Dabei ist sich Fries durchaus bewusst, dass sich das Interesse für die Kirche bei jedem Gläubigen im Laufe des Lebens verändert. "Von den Konfirmanden, die regelmäßig da sind, über die, die während ihrer Jugend oder ihres Studiums weniger Zeit und Interesse für die Kirche haben, bis zu denen, die nach der Hochzeit oder später nach dem Tod des Partners sich wieder mehr in der Kirche engagieren."

Beachtenswert sei auch, wie viele zum Beispiel beim Rothseegottesdienst oder einer anderen Andacht im Freien dabei sind, aber sonst kaum in die Kirche kommen. Was Harald Mulack versteht. Es gebe eine höhere Hemmschwelle, das Gotteshaus zu betreten, als draußen an einem offenen Gebet teilzunehmen.

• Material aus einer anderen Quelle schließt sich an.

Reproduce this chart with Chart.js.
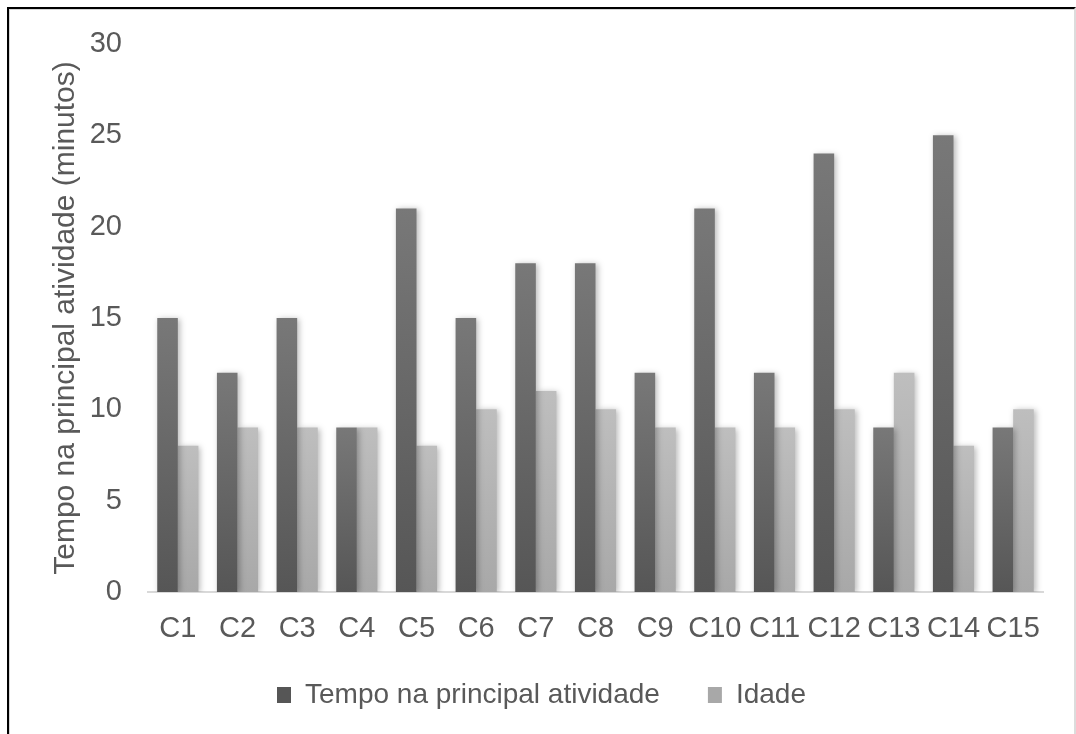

Dies sieht auch Uwe Renner so, der schon viele Menschen getroffen hat, die an der Andacht teilnahmen, hinterher aber offen zugaben, dass sie schon lange aus der Kirche ausgetreten sind. Auch diese Menschen, die nur zu einem solchen besonderen Gottesdienst kommen, sind für Renner Gläubige. "Es gehört nicht nur derjenige zur Gemeinde, der sonntags in die Kirche kommt."

Das Gotteshaus ist für Mulack trotzdem besonders wichtig: "Es ist ein Raum der Vertrautheit." Ein Grund mehr, den 90. Geburtstag des Gotteshauses entsprechend zu feiern, was übrigens für den Sonntag, 25. September, mit einem Festgottesdienst geplant ist.

Doch es soll nicht einfach ein Tag der Rückbesinnung werden, sondern auch ein Blick in die Zukunft. "Kirche sollte sich selbst nie genug sein. Es wäre schön, wenn unsere Kirchengemeinde weiter Strahlkraft besitzt. Dass sie immer wieder Impulse in der Gemeinschaft setzt", sagt Fries. Während sich Uwe Renner eine "dynamische und bodenständige Zukunft" für seine Kirche erhofft, denkt Harald Mulack erst einmal an den Festtag. "Ich wünsche mir zum Geburtstag möglichst viele Besucher."